Nobody would blame you if you shuddered when Andrew Booth Jr. suffered a non-contact injury in Saturday’s preseason game against the San Francisco 49ers. It happened almost six years to the day that Teddy Bridgewater suffered a career-altering leg injury after an Aug. 30, 2016 practice.
Fortunately, Booth’s injury isn’t as severe. “It was kind of that same ankle he’s kind of dealt with,” Kevin O’Connell reassured everyone after the game. “It sounds like it’s a positive thing from the standpoint of, you know, just an aggravation of an injury that we kind of know about already.”
Booth reaggravated his ankle cutting on an innocuous incompletion in the second quarter, the kind of movement every corner makes multiple times a game. But his ankle has bothered him in camp, and Booth may not see action until Week 1. “He’ll be a little bit more than day to day,” O’Connell said on Tuesday. “We’ll see how he progresses throughout the week. But the hope is, no matter what, he should be greenlit for the Green Bay game.”
The Vikings are using modern technology and one-on-one instruction to prepare Booth for the home opener on Sept. 11.
“We’ve got some real resources,” says O’Connell. “We’ve got a virtual room [and] a bunch of coaches that can be meeting with him extra if he needs that time. And then, obviously, we’ll have walk-throughs. We’ll have different ways of keeping him engaged, even though he can’t get those full-speed reps.”
Minnesota’s approach with Booth, or any injured player, is symbolic of their overall organizational philosophy. In some ways, they’re cold and calculated. Kwesi Adofo-Mensah started his career on Wall Street; O’Connell roots his coaching methods in analytics. But they preach collaboration, and O’Connell empathizes with his players.
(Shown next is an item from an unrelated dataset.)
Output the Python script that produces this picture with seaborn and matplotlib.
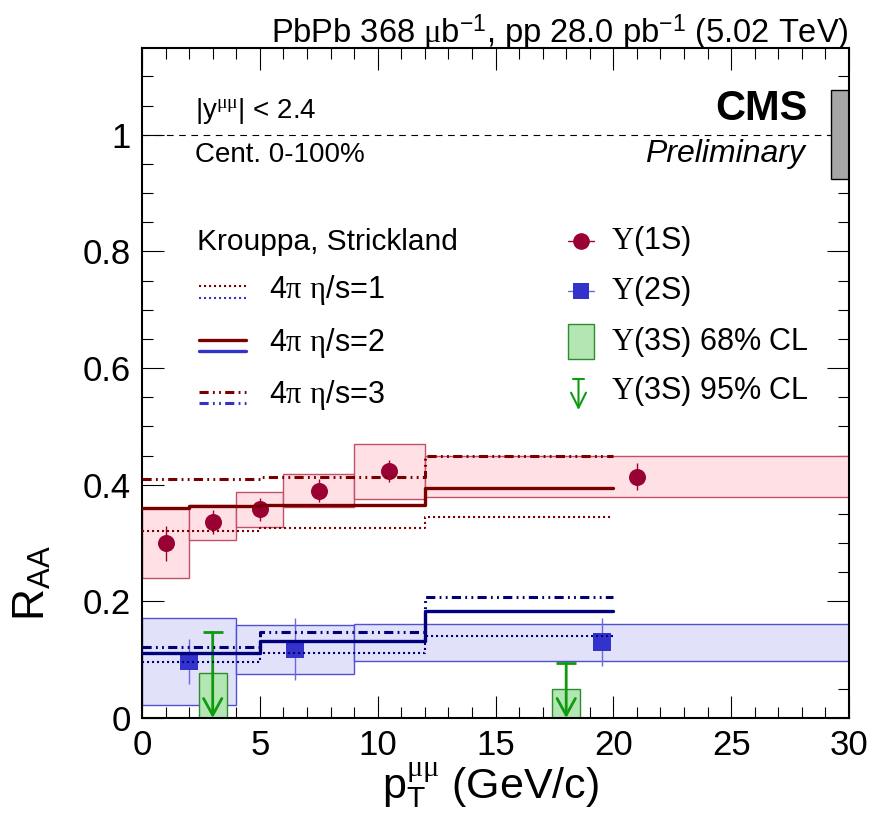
import matplotlib
matplotlib.use("Agg")
import matplotlib.pyplot as plt
from matplotlib.patches import Rectangle
from matplotlib.ticker import MultipleLocator, FuncFormatter
import numpy as np
import pandas as pd
import seaborn as sns

# ---------------- data ----------------
# Upsilon(1S): bin edges, bin centres, R_AA, stat and syst uncertainties
bins_1s = [0, 2, 4, 6, 9, 12, 30]
pt_1s = [1.0, 3.0, 5.0, 7.5, 10.5, 21.0]
raa_1s = [0.300, 0.336, 0.358, 0.390, 0.423, 0.414]
stat_1s = [0.030, 0.020, 0.020, 0.020, 0.019, 0.023]
syst_1s = [0.060, 0.030, 0.030, 0.029, 0.047, 0.035]

# Upsilon(2S)
bins_2s = [0, 4, 9, 30]
pt_2s = [2.0, 6.5, 19.5]
raa_2s = [0.097, 0.118, 0.130]
stat_2s = [0.039, 0.053, 0.041]
syst_2s = [0.075, 0.042, 0.032]

# Upsilon(3S) upper limits
pt_3s = [3.0, 18.0]
cl68_3s = [0.078, 0.050]
cl95_3s = [0.147, 0.094]

# global uncertainty on unity
global_unc = 0.076

# Krouppa-Strickland predictions (step functions, last value repeated at the end)
theory_edges = [0, 2, 5, 12, 20]
th1s_eta1 = [0.321, 0.321, 0.325, 0.345]
th1s_eta2 = [0.360, 0.363, 0.366, 0.394]
th1s_eta3 = [0.409, 0.409, 0.413, 0.449]
th2s_eta1 = [0.096, 0.096, 0.111, 0.141]
th2s_eta2 = [0.111, 0.111, 0.132, 0.184]
th2s_eta3 = [0.121, 0.121, 0.147, 0.207]

# ---------------- style ----------------
sns.set_theme(style="ticks")
plt.rcParams["font.family"] = ["Liberation Sans", "DejaVu Sans"]
plt.rcParams["text.color"] = "black"
plt.rcParams["axes.labelcolor"] = "black"
plt.rcParams["xtick.color"] = "black"
plt.rcParams["ytick.color"] = "black"
plt.rcParams["mathtext.fontset"] = "custom"
plt.rcParams["mathtext.rm"] = "Liberation Serif"
plt.rcParams["mathtext.it"] = "Liberation Serif:italic"
plt.rcParams["mathtext.bf"] = "Liberation Serif:bold"
plt.rcParams["mathtext.sf"] = "Liberation Sans"
plt.rcParams["mathtext.fallback"] = "stix"

C1S = "#990033"
C1S_FILL = "#ffe1e5"
C1S_EDGE = "#c0506c"
C2S = "#3333cc"
C2S_FILL = "#e1e1fa"
C2S_EDGE = "#5050d0"
C3S_FILL = "#b3e6b3"
C3S_EDGE = "#2e8b2e"
C3S = "#0f9a0f"
RED_TH = "#7a0000"
BLUE_TH = "#00007a"
BLUE_LEG = "#3333cc"

DOT = (0, (1.0, 1.4))
DASHDOT = (0, (3.0, 1.4, 0.6, 1.4, 0.6, 1.4))

fig = plt.figure(figsize=(8.73, 8.18), dpi=100)
ax = fig.add_axes([142 / 873, 100 / 818, 707 / 873, 670 / 818])
ax.set_xlim(0, 30)
ax.set_ylim(0, 1.1486)

# ---------------- systematic boxes ----------------
for lo, hi, v, s in zip(bins_1s[:-1], bins_1s[1:], raa_1s, syst_1s):
    ax.add_patch(Rectangle((lo, v - s), hi - lo, 2 * s, facecolor=C1S_FILL,
                           edgecolor=C1S_EDGE, lw=1.0, zorder=1))
for lo, hi, v, s in zip(bins_2s[:-1], bins_2s[1:], raa_2s, syst_2s):
    ax.add_patch(Rectangle((lo, v - s), hi - lo, 2 * s, facecolor=C2S_FILL,
                           edgecolor=C2S_EDGE, lw=1.0, zorder=1))
for x, top in zip(pt_3s, cl68_3s):
    ax.add_patch(Rectangle((x - 0.6, 0), 1.2, top, facecolor=C3S_FILL,
                           edgecolor=C3S_EDGE, lw=1.0, zorder=1.5))

# unity line and global uncertainty
ax.axhline(1.0, color="black", lw=0.8, ls=(0, (6, 5)), zorder=1)
ax.add_patch(Rectangle((29.22, 1 - global_unc), 0.78, 2 * global_unc,
                       facecolor="#a6a6a6", edgecolor="black", lw=1.0, zorder=2))

# ---------------- data points ----------------
ax.errorbar(pt_1s, raa_1s, yerr=stat_1s, fmt="none", ecolor=C1S, elinewidth=1.0,
            capsize=0, zorder=3)
ax.errorbar(pt_2s, raa_2s, yerr=stat_2s, fmt="none", ecolor="#6a6ae0", elinewidth=1.0,
            capsize=0, zorder=3)
sns.scatterplot(x=pt_1s, y=raa_1s, ax=ax, marker="o", s=150, color=C1S,
                linewidth=0, zorder=4)
sns.scatterplot(x=pt_2s, y=raa_2s, ax=ax, marker="s", s=150, color=C2S,
                linewidth=0, zorder=4)

# 3S 95% CL upper limits
for x, top in zip(pt_3s, cl95_3s):
    ax.plot([x - 0.42, x + 0.42], [top, top], color=C3S, lw=2.0, zorder=4,
            solid_capstyle="butt")
    ax.annotate("", xy=(x, 0.0), xytext=(x, top),
                arrowprops=dict(arrowstyle="->,head_length=0.6,head_width=0.33",
                                color=C3S, lw=2.0, shrinkA=0, shrinkB=0,
                                mutation_scale=20),
                zorder=4)

# ---------------- model curves ----------------
curves = [
    (th1s_eta1, RED_TH, DOT, 1.5),
    (th1s_eta2, RED_TH, "-", 2.4),
    (th1s_eta3, RED_TH, DASHDOT, 2.2),
    (th2s_eta1, BLUE_TH, DOT, 1.5),
    (th2s_eta2, BLUE_TH, "-", 2.4),
    (th2s_eta3, BLUE_TH, DASHDOT, 2.2),
]
for vals, col, ls, lw in curves:
    df = pd.DataFrame({"pt": theory_edges, "raa": vals + [vals[-1]]})
    sns.lineplot(data=df, x="pt", y="raa", ax=ax, color=col, linestyle=ls, lw=lw,
                 drawstyle="steps-post", estimator=None, sort=False, legend=False,
                 zorder=5)

# ---------------- axes ----------------
ax.xaxis.set_major_locator(MultipleLocator(5))
ax.xaxis.set_minor_locator(MultipleLocator(1))
ax.yaxis.set_major_locator(MultipleLocator(0.2))
ax.yaxis.set_minor_locator(MultipleLocator(0.05))
ax.yaxis.set_major_formatter(FuncFormatter(
    lambda v, p: "0" if abs(v) < 1e-9 else ("1" if abs(v - 1) < 1e-9 else f"{v:.1f}")))
ax.tick_params(which="both", direction="in", top=True, right=True, color="black",
               width=0.8, labelsize=25, labelcolor="black")
ax.tick_params(which="major", length=16)
ax.tick_params(which="minor", length=8)
ax.tick_params(axis="x", which="major", pad=8)
ax.tick_params(axis="y", which="major", pad=8)
for sp in ax.spines.values():
    sp.set_visible(True)
    sp.set_linewidth(1.5)
    sp.set_color("black")
ax.set_xlabel("")
ax.set_ylabel("")

fig.text(32 / 873, 1 - 583 / 818, r"R$_{\mathsf{AA}}$", rotation=90, fontsize=32,
         ha="center", va="center", color="black")
fig.text(490 / 873, 1 - 786 / 818, r"p$_{\mathsf{T}}^{\mathrm{\mu\mu}}$ (GeV/c)",
         fontsize=31, ha="center", va="center", color="black")
fig.text(849 / 873, 1 - 33 / 818,
         r"PbPb 368 $\mathrm{\mu}$b$^{\mathsf{-1}}$, pp 28.0 pb$^{\mathsf{-1}}$ (5.02 TeV)",
         fontsize=23.5, ha="right", va="center", color="black")

T = ax.transAxes
ax.text(0.075, 0.8955, r"|y$^{\mathrm{\mu\mu}}$| < 2.4", transform=T, fontsize=20,
        ha="left", va="baseline", color="black")
ax.text(0.075, 0.830, "Cent. 0-100%", transform=T, fontsize=20, ha="left",
        va="baseline", color="black")
ax.text(0.942, 0.8925, "CMS", transform=T, fontsize=30, fontweight="bold",
        ha="right", va="baseline", color="black")
ax.text(0.938, 0.830, "Preliminary", transform=T, fontsize=23, style="italic",
        ha="right", va="baseline", color="black")

# ---------------- legends ----------------
def fx(px):
    return (px - 142) / 707


def fy(py):
    return (718 - py) / 670


ax.text(fx(197), fy(241.5), "Krouppa, Strickland", transform=T, fontsize=21.5,
        ha="left", va="center", color="black")
leg_rows = [(286, 298, DOT, 1.5, 1), (339.5, 350.5, "-", 2.4, 2),
            (391.5, 403, DASHDOT, 2.2, 3)]
for yr, yb, ls, lw, k in leg_rows:
    ax.plot([fx(199), fx(246)], [fy(yr), fy(yr)], transform=T, color=RED_TH, ls=ls,
            lw=lw, clip_on=False, zorder=6)
    ax.plot([fx(199), fx(246)], [fy(yb), fy(yb)], transform=T, color=BLUE_LEG, ls=ls,
            lw=lw, clip_on=False, zorder=6)
    ax.text(fx(269), fy((yr + yb) / 2 - 2), rf"4$\mathrm{{\pi}}$ $\mathrm{{\eta}}$/s={k}",
            transform=T, fontsize=22, ha="left", va="center", color="black")

# right legend
ax.plot([fx(568), fx(594)], [fy(241), fy(241)], transform=T, color=C1S, lw=1.0)
ax.plot([fx(581)], [fy(241)], transform=T, marker="o", ms=12, color=C1S, mew=0)
ax.plot([fx(568), fx(594)], [fy(291), fy(291)], transform=T, color="#6a6ae0", lw=1.0)
ax.plot([fx(581)], [fy(291)], transform=T, marker="s", ms=12, color=C2S, mew=0)
ax.add_patch(Rectangle((fx(568), fy(359)), fx(594) - fx(568), fy(324) - fy(359),
                       transform=T, facecolor=C3S_FILL, edgecolor=C3S_EDGE, lw=1.0))
ax.plot([fx(573), fx(584)], [fy(379), fy(379)], transform=T, color=C3S, lw=1.5)
ax.annotate("", xy=(fx(578.5), fy(410)), xytext=(fx(578.5), fy(379)), xycoords=T,
            textcoords=T,
            arrowprops=dict(arrowstyle="->,head_length=0.6,head_width=0.3", color=C3S,
                            lw=1.5, shrinkA=0, shrinkB=0, mutation_scale=18))
leg_labels = [(241, r"$\Upsilon$(1S)"), (291, r"$\Upsilon$(2S)"),
              (341.5, r"$\Upsilon$(3S) 68% CL"), (391.5, r"$\Upsilon$(3S) 95% CL")]
for py, lab in leg_labels:
    ax.text(fx(611), fy(py), lab, transform=T, fontsize=22, ha="left", va="center",
            color="black")

fig.savefig("out.png", dpi=100)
He’s young enough to have been cut on Hard Knocks and knows the rigors they face throughout a season.
Virtual reality is incredible technology. It would baffle older coaches who sat in dark rooms with projectors and film reels. VR can allow you to immerse yourself in the beat of your favorite song or duel Darth Vader in your living room. It’s an effective tool for developing players to react to what they see on the field when they’re not healthy enough to be on it. But it inherently isolates the user from reality. Anyone who’s used it will tell you that you lose a sense of space. Often you’ll take off the mask and realize you’re in the corner of the room, facing away from the TV.
Conversely, one-on-one coaching is intimate and personal. O’Connell and his coaching staff want his players to understand why they’re doing what the coaches ask them to do. It’s a far cry from the authoritarian mindset most coaches used to have, and it permeates throughout his staff. Ed Donatell, 65, has coached in the NFL for over 30 years. Still, his defense is innovative, and he embraces teaching players. Instructing an injured player is difficult, but he says embracing the challenge is essential.
“It puts our coaches on speed learning,” he said. “We’re looking for every way. We’ve got some expert teachers. They have digital stuff. We’re working toward simulators here, those kinds of things, video, anything that can train reaction and also just getting flat in the book. [But] nothing is more valuable than one-on-one teaching. We try to create one-on-one with a coach when a guy is out or taking those breaks.”
Booth is the kind of player who’s easy to root for. The former Clemson corner might be the steal of the draft. He’s a first-round talent who slipped to the second because he tore his quad training for the 40-yard dash and had core surgery in March. Perhaps he’ll turn out to be injury-prone, but it’s too early to tell. The team seems confident he’ll be ready for the Packers game, and they aren’t worried about his understanding of Donatell’s new defense.
“I think Andrew will be just fine from a mental standpoint,” says O’Connell. “We’ve had a lot of our defense in and installed. Ed’s still working by adding some things here and there, but for the most part, I think Andrew’s done a really nice job and really progressed despite having the ankle early on – and then, obviously, kind of the reaggravation of that. But I like what Andrew’s done; he’s done some really nice things in the games.”
Booth faced an uphill battle to beat Cameron Dantzler for a starting job in camp. Still, he gave himself a chance and will likely be a vital depth player in the secondary. The NFL has become a passing league, and opponents exposed Minnesota’s cornerback depth last year. Nobody wants to see a young player get injured, especially in a non-contact situation in the preseason. But the Vikings expect Booth to be prepared to play Aaron Rodgers and the Packers on Sept. 11, even if he gets a little turned around along the way.